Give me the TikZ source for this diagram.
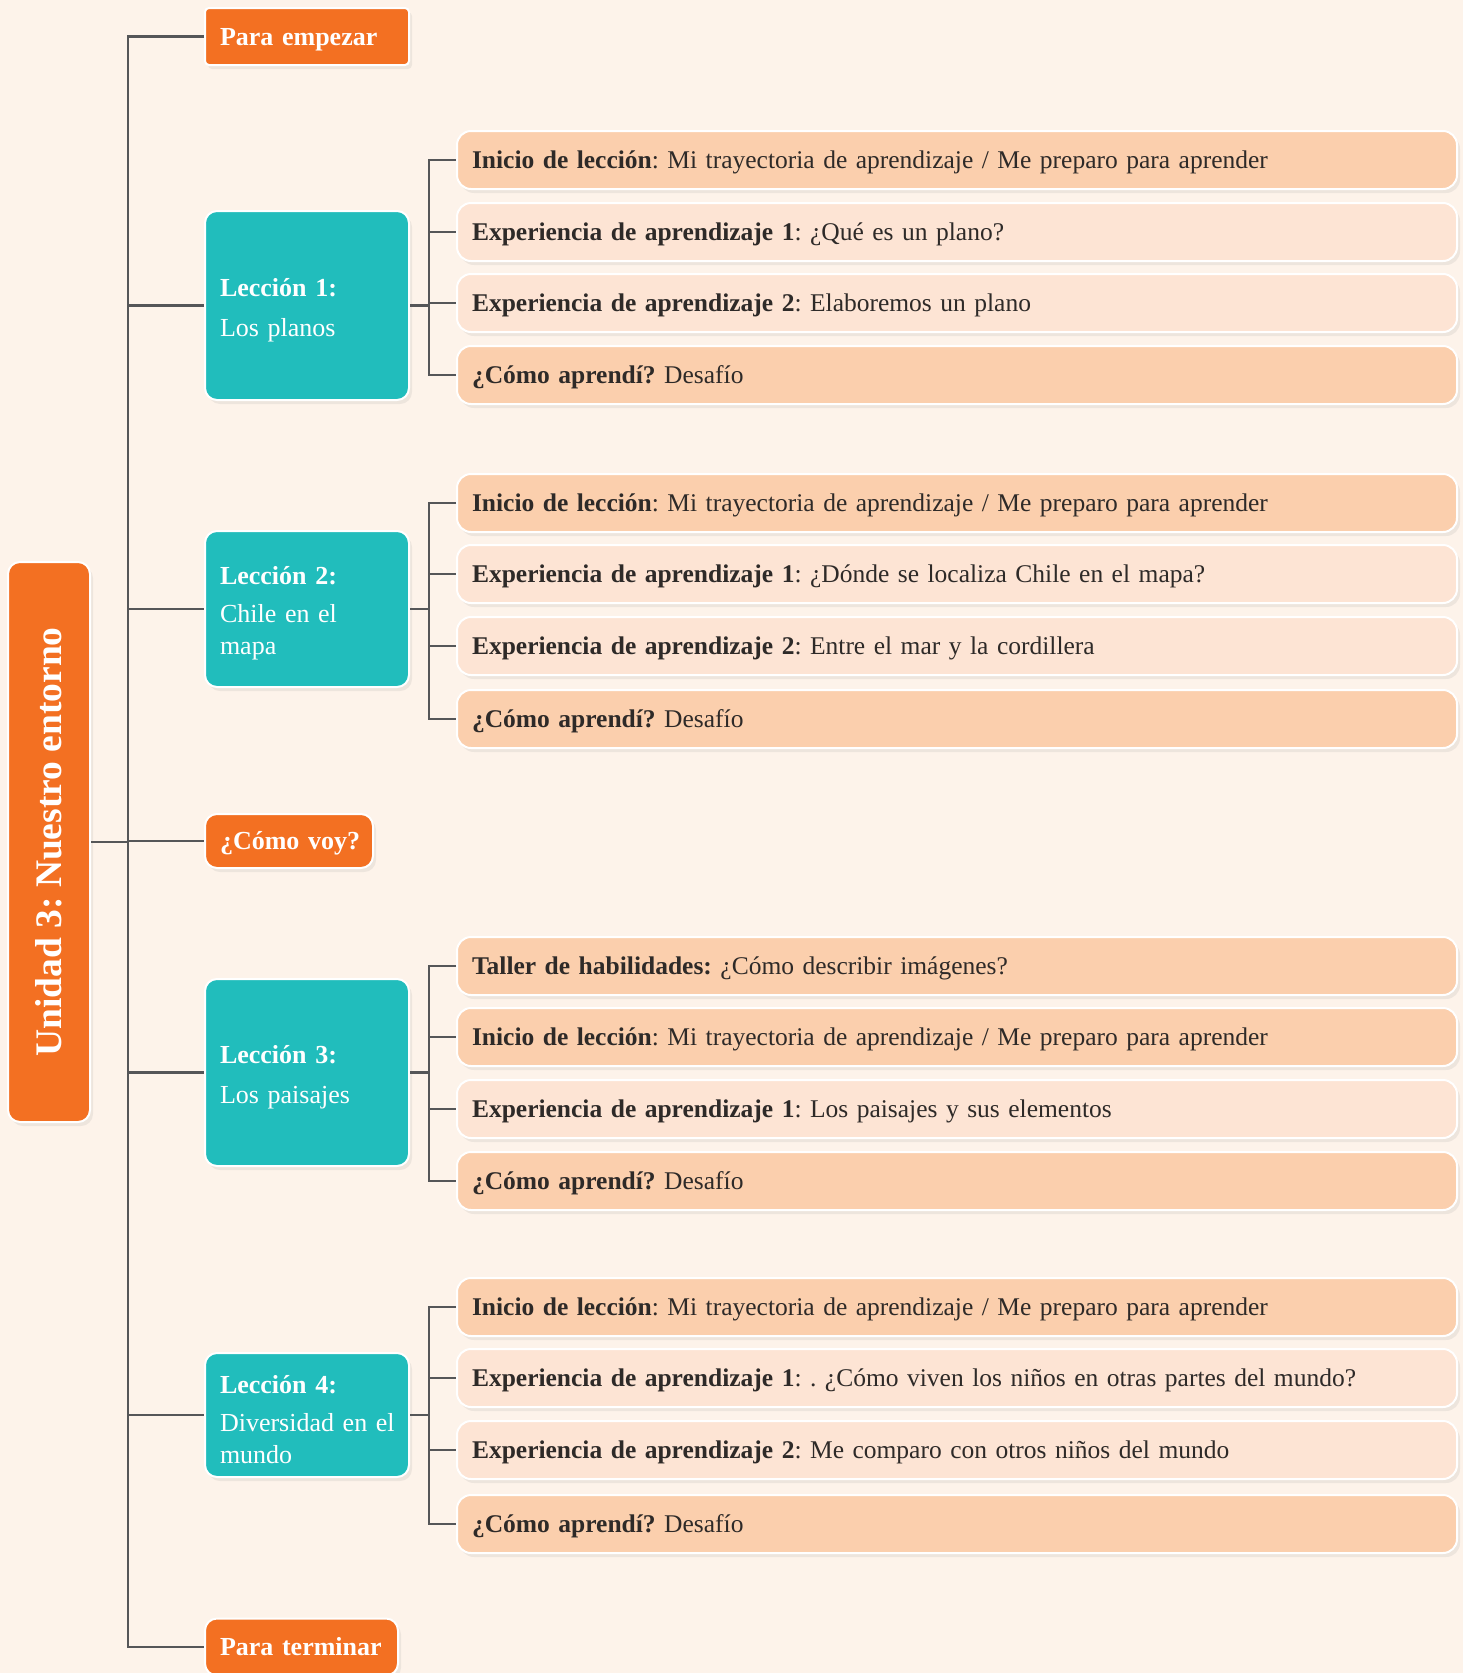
\documentclass[tikz,border=0pt]{standalone}
\usepackage{fontspec}
\setmainfont{Liberation Serif}
\usetikzlibrary{shadows}
\frenchspacing

\definecolor{fondo}{HTML}{FDF3EA}
\definecolor{naranja}{HTML}{F37022}
\definecolor{turquesa}{HTML}{21BDBC}
\definecolor{durazno}{HTML}{FBCFAD}
\definecolor{duraznoclaro}{HTML}{FDE4D4}
\definecolor{linea}{HTML}{555658}
\definecolor{texto}{HTML}{2E2A28}

\begin{document}
\begin{tikzpicture}[x=1pt, y=-1pt,
    caja/.style={draw=white, line width=2pt, rounded corners=12pt,
      drop shadow={opacity=0.12, shadow xshift=3pt, shadow yshift=-4pt}},
    etapa/.style={caja, fill=naranja, text=white, inner xsep=15pt, anchor=center,
      minimum height=57pt, text height=22pt, text depth=5pt,
      font=\bfseries\fontsize{26}{30}\selectfont},
    leccion/.style={caja, fill=turquesa, text=white, align=left, text width=174pt,
      inner xsep=15pt, execute at begin node={\rule{0pt}{27pt}},
      font=\fontsize{26}{32}\selectfont},
    item/.style={caja, rounded corners=14pt, text=texto, align=left, text width=970pt,
      inner xsep=15pt, minimum height=58pt, text height=21pt, text depth=4pt,
      font=\fontsize{25.5}{30}\selectfont},
    fuerte/.style={item, fill=durazno},
    suave/.style={item, fill=duraznoclaro},
    conector/.style={draw=linea, line width=2.8pt}]

    % Fondo
    \useasboundingbox (0, 0) rectangle (1463, 1673);
    \fill[fondo] (0, 0) rectangle (1463, 1673);

    % Ejes de las ramas
    \coordinate (eje) at (128, 0);
    \coordinate (rama) at (429, 0);

    % Unidad
    \node[caja, fill=naranja, text=white, rotate=90, minimum width=560pt, minimum height=82pt,
      font=\bfseries\fontsize{37.5}{44}\selectfont] (unidad) at (49, 842) {Unidad 3: Nuestro entorno};

    % Etapas
    \node[etapa, rounded corners=4pt, text width=174pt] (empezar) at (307, 36.5) {Para empezar};
    \node[etapa, minimum height=54pt, text width=138pt] (voy) at (289, 841) {\mbox{¿Cómo voy?}};
    \node[etapa, text width=163pt] (terminar) at (301.5, 1647) {Para terminar};

    % Lecciones
    \node[leccion, minimum height=189pt] (l1) at (307, 305.5) {\textbf{Lección 1:}\\[8pt]Los planos};
    \node[leccion, minimum height=156pt] (l2) at (307, 609) {\textbf{Lección 2:}\\[6pt]Chile en el\\mapa};
    \node[leccion, minimum height=187pt] (l3) at (307, 1072.5) {\textbf{Lección 3:}\\[8pt]Los paisajes};
    \node[leccion, minimum height=124pt] (l4) at (307, 1415) {\textbf{Lección 4:}\\[6pt]\mbox{Diversidad en el}\\mundo};

    % Lección 1
    \node[fuerte] (l1a) at (957, 160) {\textbf{Inicio de lección}: Mi trayectoria de aprendizaje / Me preparo para aprender};
    \node[suave] (l1b) at (957, 232) {\textbf{Experiencia de aprendizaje 1}: ¿Qué es un plano?};
    \node[suave] (l1c) at (957, 303) {\textbf{Experiencia de aprendizaje 2}: Elaboremos un plano};
    \node[fuerte] (l1d) at (957, 375) {\textbf{¿Cómo aprendí?} Desafío};

    % Lección 2
    \node[fuerte] (l2a) at (957, 503) {\textbf{Inicio de lección}: Mi trayectoria de aprendizaje / Me preparo para aprender};
    \node[suave] (l2b) at (957, 574) {\textbf{Experiencia de aprendizaje 1}: ¿Dónde se localiza Chile en el mapa?};
    \node[suave] (l2c) at (957, 646) {\textbf{Experiencia de aprendizaje 2}: Entre el mar y la cordillera};
    \node[fuerte] (l2d) at (957, 719) {\textbf{¿Cómo aprendí?} Desafío};

    % Lección 3
    \node[fuerte] (l3a) at (957, 966) {\textbf{Taller de habilidades:} ¿Cómo describir imágenes?};
    \node[fuerte] (l3b) at (957, 1037) {\textbf{Inicio de lección}: Mi trayectoria de aprendizaje / Me preparo para aprender};
    \node[suave] (l3c) at (957, 1109) {\textbf{Experiencia de aprendizaje 1}: Los paisajes y sus elementos};
    \node[fuerte] (l3d) at (957, 1181) {\textbf{¿Cómo aprendí?} Desafío};

    % Lección 4
    \node[fuerte] (l4a) at (957, 1307) {\textbf{Inicio de lección}: Mi trayectoria de aprendizaje / Me preparo para aprender};
    \node[suave] (l4b) at (957, 1378) {\textbf{Experiencia de aprendizaje 1}: . ¿Cómo viven los niños en otras partes del mundo?};
    \node[suave] (l4c) at (957, 1450) {\textbf{Experiencia de aprendizaje 2}: Me comparo con otros niños del mundo};
    \node[fuerte] (l4d) at (957, 1524) {\textbf{¿Cómo aprendí?} Desafío};

    % Líneas
    \draw[conector] (empezar.west) -- (empezar.west -| eje) -- (terminar.west -| eje) -- (terminar.west);
    \draw[conector] (unidad.south) -- (unidad.south -| eje);
    \draw[conector] (voy.west -| eje) -- (voy.west);
    \foreach \i in {1, ..., 4} {
      \draw[conector] (l\i.west -| eje) -- (l\i.west);
      \draw[conector] (l\i.east) -- (l\i.east -| rama);
      \draw[conector] (l\i a.west) -- (l\i a.west -| rama) -- (l\i d.west -| rama) -- (l\i d.west);
      \draw[conector] (l\i b.west -| rama) -- (l\i b.west);
      \draw[conector] (l\i c.west -| rama) -- (l\i c.west);
    }

  \end{tikzpicture}
\end{document}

------------------------------

Exercise requirements
From the first line above down to the line with "text width=163pt] (terminar)", reproduce every line and no others, omitting pictures.

Worked answer
Give me the TikZ source for this diagram.
\documentclass[tikz,border=0pt]{standalone}
\usepackage{fontspec}
\setmainfont{Liberation Serif}
\usetikzlibrary{shadows}
\frenchspacing

\definecolor{fondo}{HTML}{FDF3EA}
\definecolor{naranja}{HTML}{F37022}
\definecolor{turquesa}{HTML}{21BDBC}
\definecolor{durazno}{HTML}{FBCFAD}
\definecolor{duraznoclaro}{HTML}{FDE4D4}
\definecolor{linea}{HTML}{555658}
\definecolor{texto}{HTML}{2E2A28}

\begin{document}
\begin{tikzpicture}[x=1pt, y=-1pt,
    caja/.style={draw=white, line width=2pt, rounded corners=12pt,
      drop shadow={opacity=0.12, shadow xshift=3pt, shadow yshift=-4pt}},
    etapa/.style={caja, fill=naranja, text=white, inner xsep=15pt, anchor=center,
      minimum height=57pt, text height=22pt, text depth=5pt,
      font=\bfseries\fontsize{26}{30}\selectfont},
    leccion/.style={caja, fill=turquesa, text=white, align=left, text width=174pt,
      inner xsep=15pt, execute at begin node={\rule{0pt}{27pt}},
      font=\fontsize{26}{32}\selectfont},
    item/.style={caja, rounded corners=14pt, text=texto, align=left, text width=970pt,
      inner xsep=15pt, minimum height=58pt, text height=21pt, text depth=4pt,
      font=\fontsize{25.5}{30}\selectfont},
    fuerte/.style={item, fill=durazno},
    suave/.style={item, fill=duraznoclaro},
    conector/.style={draw=linea, line width=2.8pt}]

    % Fondo
    \useasboundingbox (0, 0) rectangle (1463, 1673);
    \fill[fondo] (0, 0) rectangle (1463, 1673);

    % Ejes de las ramas
    \coordinate (eje) at (128, 0);
    \coordinate (rama) at (429, 0);

    % Unidad
    \node[caja, fill=naranja, text=white, rotate=90, minimum width=560pt, minimum height=82pt,
      font=\bfseries\fontsize{37.5}{44}\selectfont] (unidad) at (49, 842) {Unidad 3: Nuestro entorno};

    % Etapas
    \node[etapa, rounded corners=4pt, text width=174pt] (empezar) at (307, 36.5) {Para empezar};
    \node[etapa, minimum height=54pt, text width=138pt] (voy) at (289, 841) {\mbox{¿Cómo voy?}};
    \node[etapa, text width=163pt] (terminar) at (301.5, 1647) {Para terminar};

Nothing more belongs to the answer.